Come non sarà facile districarsi tra la pressione vischiosa di una parte consistente della burocrazia italiana (“la PA non è un acceleratore ma un freno”, ha denunciato di recente il presidente di Confindustria Digitale Stefano Parisi) e nel contempo riuscire ad ottenere il consenso fattivo di ben 5 strutture che hanno voce in capitolo nelle scelte e nella gestione dell’agenzia (Presidenza del Consiglio, ministeri della Funzione Pubblica, dell’Istruzione, dello Sviluppo economico e della Sanità).

Le competenze manageriali e la visione strategica sono importanti. Ma sono altrettanto importanti la capacità di districarsi nelle procedure della macchina pubblica, di vincere le incrostazioni burocratiche, di avere relazioni fruttuose con i ministri e i ministeri (presenti e futuro prossimi) che possono aiutare o interferire nella realizzazione degli obiettivi dell’Agenda. Il primo, immediato compito sarà quello di organizzare materialmente l’Agenzia e di selezionarne competenze professionali all’altezza.

Managerialità, capacità di mediazione e di relazione “politica”, dinamismo, capacità di accompagnare e spingere le trasformazioni della macchina pubblica, visione e competenze della materia. Sono alcune qualità a nostro avviso indispensabili al nuovo direttore, altrettanto quanto quelle indicate nell’avviso pubblico.

Proprio per questo, la scelta del nuovo direttore di Agenda Digitale non può dipendere da una asettica valutazione dei curricula, magari da lasciare a una società terza.

La politica si è in un certo senso chiamata fuori dalla vicenda con la decisione di indire un avviso pubblico per reperire i candidati.
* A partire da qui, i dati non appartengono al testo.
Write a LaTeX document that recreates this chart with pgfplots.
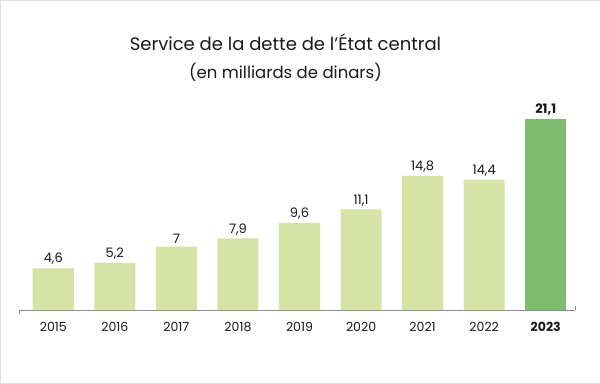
\documentclass[border=0pt]{standalone}
\usepackage{pgfplots}
\pgfplotsset{compat=1.18}
\usepackage{fontspec}
\setmainfont{Poppins}
\definecolor{lightbar}{HTML}{D5E3A5}
\definecolor{darkbar}{HTML}{7DBD6D}
\definecolor{axisgray}{HTML}{8C8C8C}
\begin{document}
\begin{tikzpicture}[x=1pt,y=1pt]
\draw[draw=black!12, fill=white] (0.5,0.5) rectangle (599.5,383.5);
\node[font=\fontsize{18}{20}\selectfont, text=black!90] at (285.5,342) {Service de la dette de l\char"0027 État central};
\node[font=\fontsize{16.5}{18}\selectfont, text=black!90] at (285.5,311) {(en milliards de dinars)};
\begin{axis}[
  at={(20pt,74pt)}, anchor=south west,
  scale only axis, width=555pt, height=210pt,
  xmin=-0.545, xmax=8.48, ymin=0, ymax=23.2,
  axis y line=none, axis x line*=bottom,
  axis line style={axisgray, line width=0.8pt},
  xtick={0,...,8}, xtick style={draw=none},
  xticklabels={2015,2016,2017,2018,2019,2020,2021,2022,\textbf{2023}},
  x tick label style={font=\fontsize{12.5}{14}\selectfont, text=black!90, yshift=-4pt},
  /pgf/number format/assume math mode=true,
  /pgf/number format/use comma,
  ybar, bar width=41pt, bar shift=0pt,
  nodes near coords,
  nodes near coords style={font=\fontsize{13}{15}\selectfont, text=black!90, yshift=0pt},
  clip=false,
]
\addplot[fill=lightbar, draw=none] coordinates {(0,4.6) (1,5.2) (2,7) (3,7.9) (4,9.6) (5,11.1) (6,14.8) (7,14.4)};
\addplot[fill=darkbar, draw=none, nodes near coords style={font=\fontsize{13}{15}\selectfont\bfseries}] coordinates {(8,21.1)};
\draw[axisgray, line width=0.8pt] (rel axis cs:0,0) -- ([yshift=-4pt]rel axis cs:0,0);
\draw[axisgray, line width=0.8pt] (rel axis cs:1,0) -- ([yshift=4pt]rel axis cs:1,0);
\end{axis}
\end{tikzpicture}
\end{document}
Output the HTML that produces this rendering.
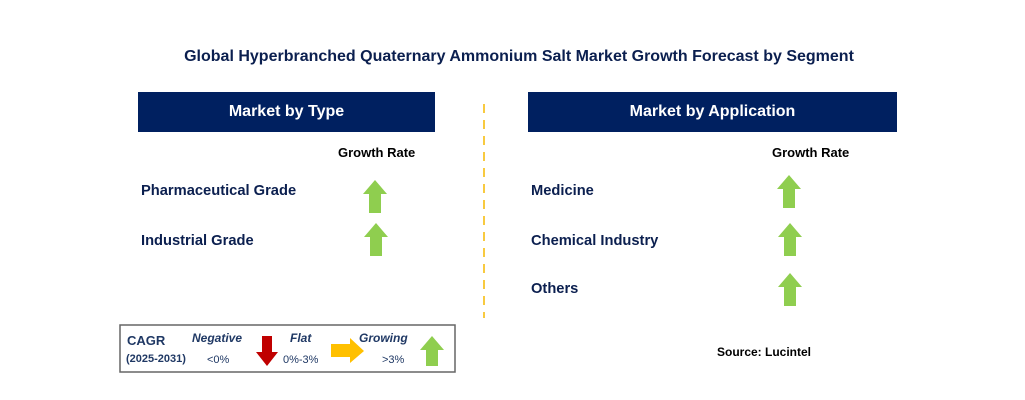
<!DOCTYPE html>
<html><head><meta charset="utf-8"><style>
body{margin:0;background:#fff;}
#root{position:relative;width:1025px;height:400px;overflow:hidden;font-family:"Liberation Sans",Arial,sans-serif;}
.t{position:absolute;white-space:nowrap;}
.hdr{position:absolute;background:#002060;color:#fff;font-weight:bold;font-size:16px;display:flex;align-items:center;justify-content:center;}
.item{position:absolute;color:#0b1f4f;font-weight:bold;font-size:14.7px;}
.gr{position:absolute;color:#000;font-weight:bold;font-size:13px;}
svg{position:absolute;left:0;top:0;}
</style></head><body>
<div id="root">
<div class="t" style="left:0;width:1038px;text-align:center;top:48px;font-weight:bold;font-size:16px;color:#0b1f4f;">Global Hyperbranched Quaternary Ammonium Salt Market Growth Forecast by Segment</div>
<div class="hdr" style="left:138px;top:92px;width:297px;height:40px;">Market by Type</div>
<div class="hdr" style="left:528px;top:92px;width:369px;height:40px;">Market by Application</div>
<div class="gr" style="left:338px;top:145px;">Growth Rate</div>
<div class="gr" style="left:772px;top:145px;">Growth Rate</div>
<div class="item" style="left:141px;top:183px;">Pharmaceutical Grade</div>
<div class="item" style="left:141px;top:233px;">Industrial Grade</div>
<div class="item" style="left:531px;top:183px;">Medicine</div>
<div class="item" style="left:531px;top:233px;">Chemical Industry</div>
<div class="item" style="left:531px;top:281px;">Others</div>
<svg width="1025" height="400">
<line x1="484" y1="104" x2="484" y2="318" stroke="#f5b800" stroke-width="1.5" stroke-dasharray="9,7"/>
<g fill="#8fce4f">
<polygon points="375,180 387,194 381,194 381,213 369,213 369,194 363,194"/>
<polygon points="376,223 388,237 382,237 382,256 370,256 370,237 364,237"/>
<polygon points="789,175 801,189 795,189 795,208 783,208 783,189 777,189"/>
<polygon points="790,223 802,237 796,237 796,256 784,256 784,237 778,237"/>
<polygon points="790,273 802,287 796,287 796,306 784,306 784,287 778,287"/>
</g>
<rect x="120" y="325" width="335" height="47" fill="#fff" stroke="#666" stroke-width="1.5"/>
<polygon fill="#c00000" points="262,336 272,336 272,352 278,352 267,366 256,352 262,352"/>
<polygon fill="#ffc000" points="331,344 350,344 350,338 364,351 350,363 350,357 331,357"/>
<polygon fill="#8fce4f" points="432,336 444,350 438,350 438,366 426,366 426,350 420,350"/>
</svg>
<div class="t" style="left:127px;top:333px;font-size:13px;font-weight:bold;color:#1f3864;">CAGR</div>
<div class="t" style="left:126px;top:353px;font-size:11px;font-weight:bold;color:#1f3864;">(2025-2031)</div>
<div class="t" style="left:192px;top:331px;font-size:12px;font-weight:bold;font-style:italic;color:#1f3864;">Negative</div>
<div class="t" style="left:207px;top:354px;font-size:11px;color:#1f3864;">&lt;0%</div>
<div class="t" style="left:290px;top:331px;font-size:12px;font-weight:bold;font-style:italic;color:#1f3864;">Flat</div>
<div class="t" style="left:283px;top:354px;font-size:11px;color:#1f3864;">0%-3%</div>
<div class="t" style="left:359px;top:331px;font-size:12px;font-weight:bold;font-style:italic;color:#1f3864;">Growing</div>
<div class="t" style="left:382px;top:354px;font-size:11px;color:#1f3864;">&gt;3%</div>
<div class="t" style="left:717px;top:345px;font-size:12px;font-weight:bold;color:#000;">Source: Lucintel</div>
</div>
</body></html>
Ma alla fine, che si scelga o meno all’interno del “pot” degli autocandidati (cosa che potrebbe avvenire nel caso che nessuno dei curricula presentati fosse giudicato all’altezza), la decisione sarà sempre della politica. E la responsabilità del successo o del fallimento ricadrà sulla politica, non sulla società di cacciatori di teste cui sembra essere stata delegata la decisione.

Lasciare la scelta a terzi non è buona politica, è abdicazione della politica. A meno che non sia stata tutta una finzione. Un’ulteriore prova della debolezza in cui è precipitata la politica italiana.